For Barre, Ethiopia’s turmoil was just too tempting, and he mobilized his army to invade. But instead of clearly signaling that attacking Ethiopia was wrong, the Carter administration sent mixed messages, which Barre took as a green light to invade. As Somali tanks crossed the border, Ethiopia called on the Soviet Union for military aid.
The United States, which had counted Ethiopia on its side in the Cold War and might have otherwise intervened against Soviet involvement, blinked—it didn’t want to start World War III over an African territorial dispute. In one of the most astonishing great power convulsions of the Cold War, Ethiopia and Somalia switched sides, with former Soviet ally Somalia becoming part of the Western bloc and Ethiopia allying with the Soviet Union.
There’s a simple lesson for the U.S. administration: Wars in Ethiopia are easy to start and dreadfully difficult to stop.
Ethiopia defeated Somalia, but the Ethiopian army—the largest in sub-Saharan Africa and lavishly equipped by the Soviets—still couldn’t crush rebellions elsewhere, in Eritrea, Tigray, and the Oromo regions. Every few months, Mengistu announced a final offensive promising to destroy the outlaws, bandits, terrorists, or secessionists. Finally, in 1991, the rebels drove him from power.
There’s a simple lesson for the U.S. administration: Wars in Ethiopia are easy to start and dreadfully difficult to stop. Far better to head off military operations before they escalate and spread.

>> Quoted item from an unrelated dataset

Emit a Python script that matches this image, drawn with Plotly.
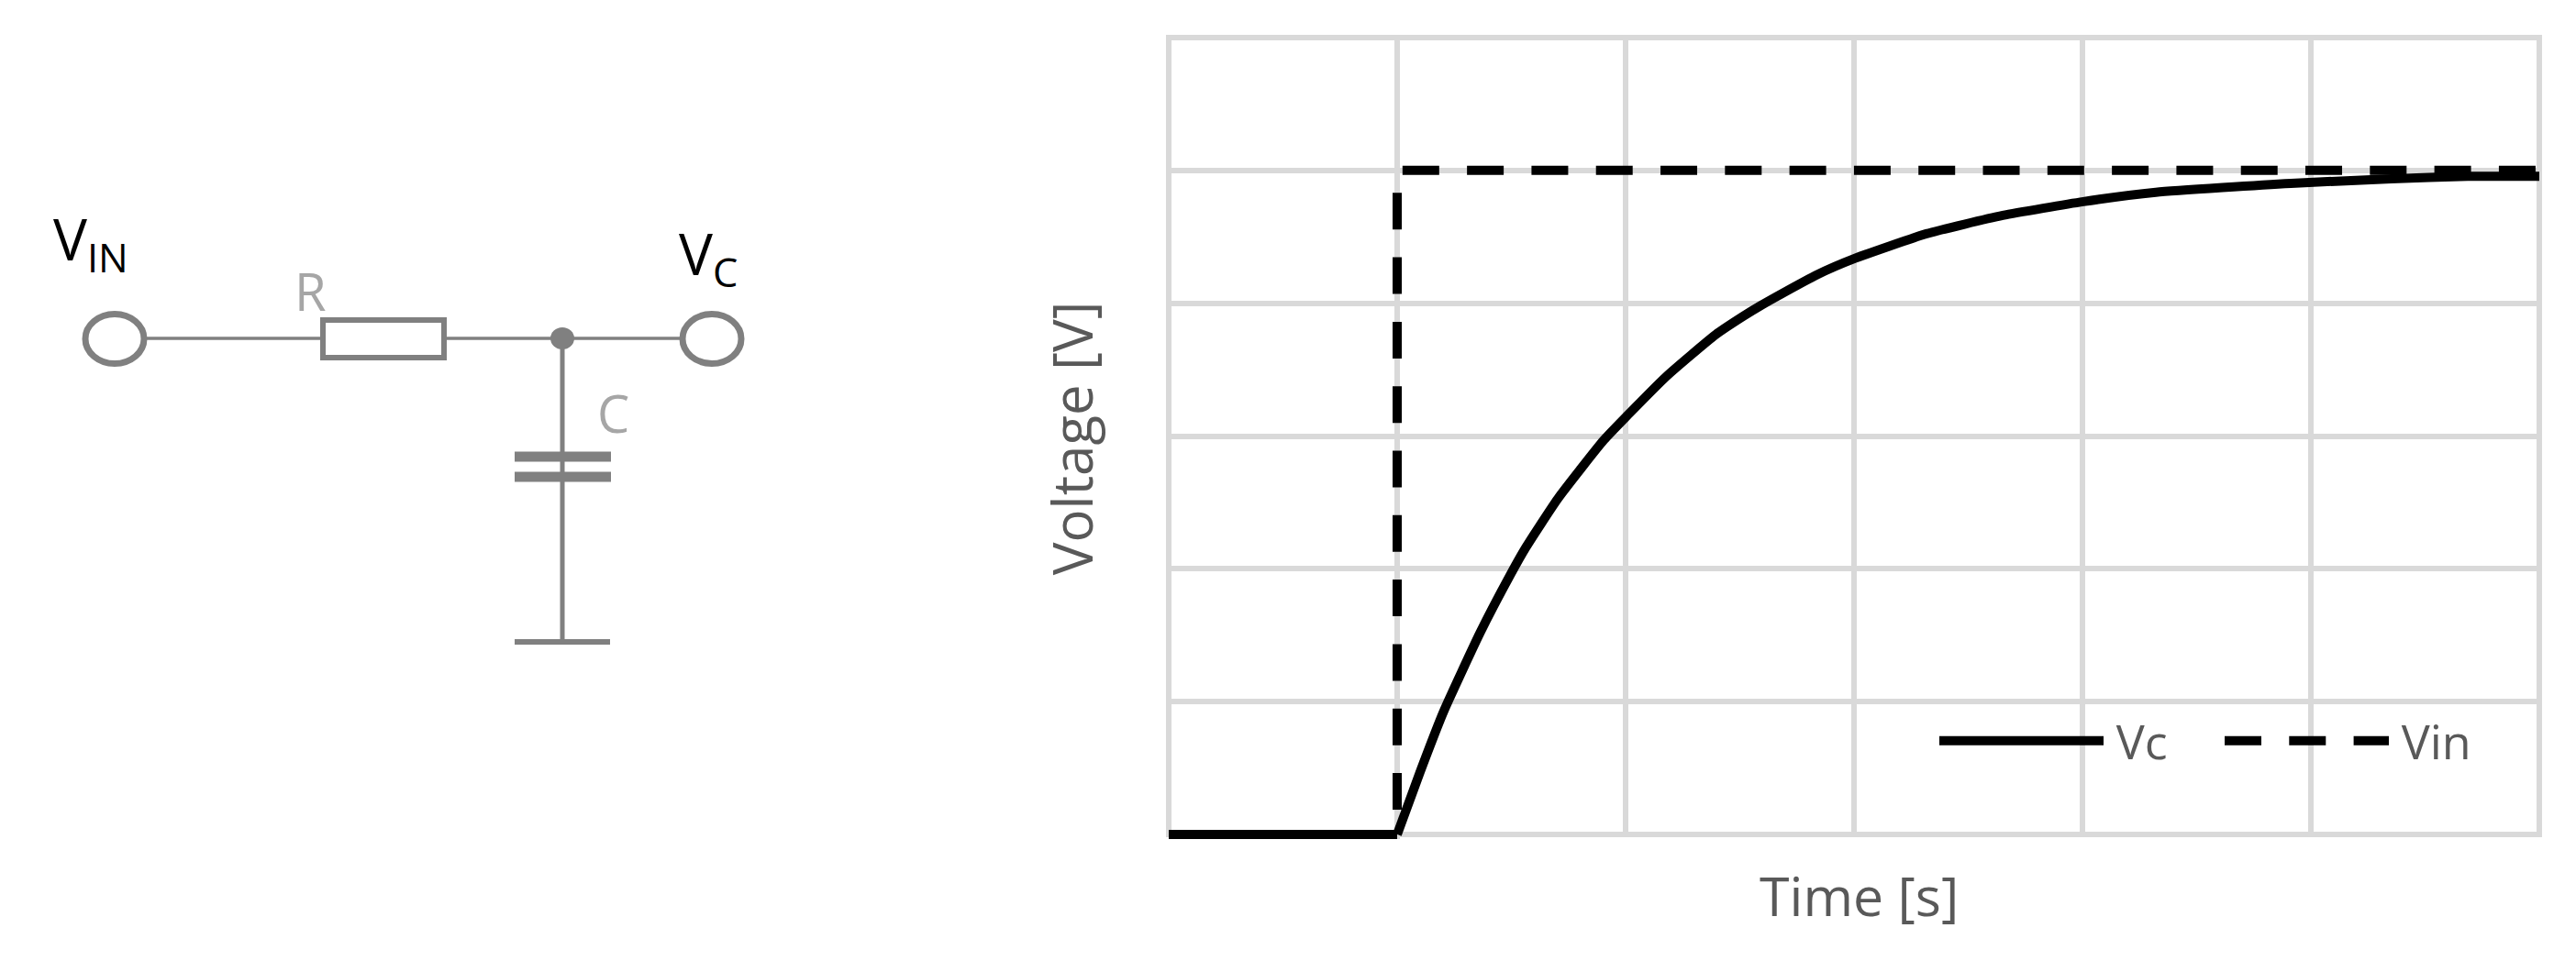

That lesson was painfully re-learned in 1998. By this time, Ethiopia was ruled by the Tigrayan-led rebels who had formed a government. Neighboring Eritrea, meanwhile, was ruled by their allies in the liberation war against Mengistu. Both the Ethiopian prime minister, Meles Zenawi, and the Eritrean president, Isaias Afwerki, were considered close U.S. allies. But in May that year, a minor border dispute over the town of Badme suddenly escalated into a military confrontation between the two. And a newly appointed young U.S. assistant secretary of state for Africa, Susan Rice, was confronted with her first tough challenge.
Working together with Rwandan President Paul Kagame, Rice nearly succeeded in hammering out a compromise that de-escalated the conflict. But Isaias rejected the formula at the last moment—he didn’t want to lose face and he thought he might just win a war. He told me at the time that Ethiopia was like Yugoslavia, ready to fall apart.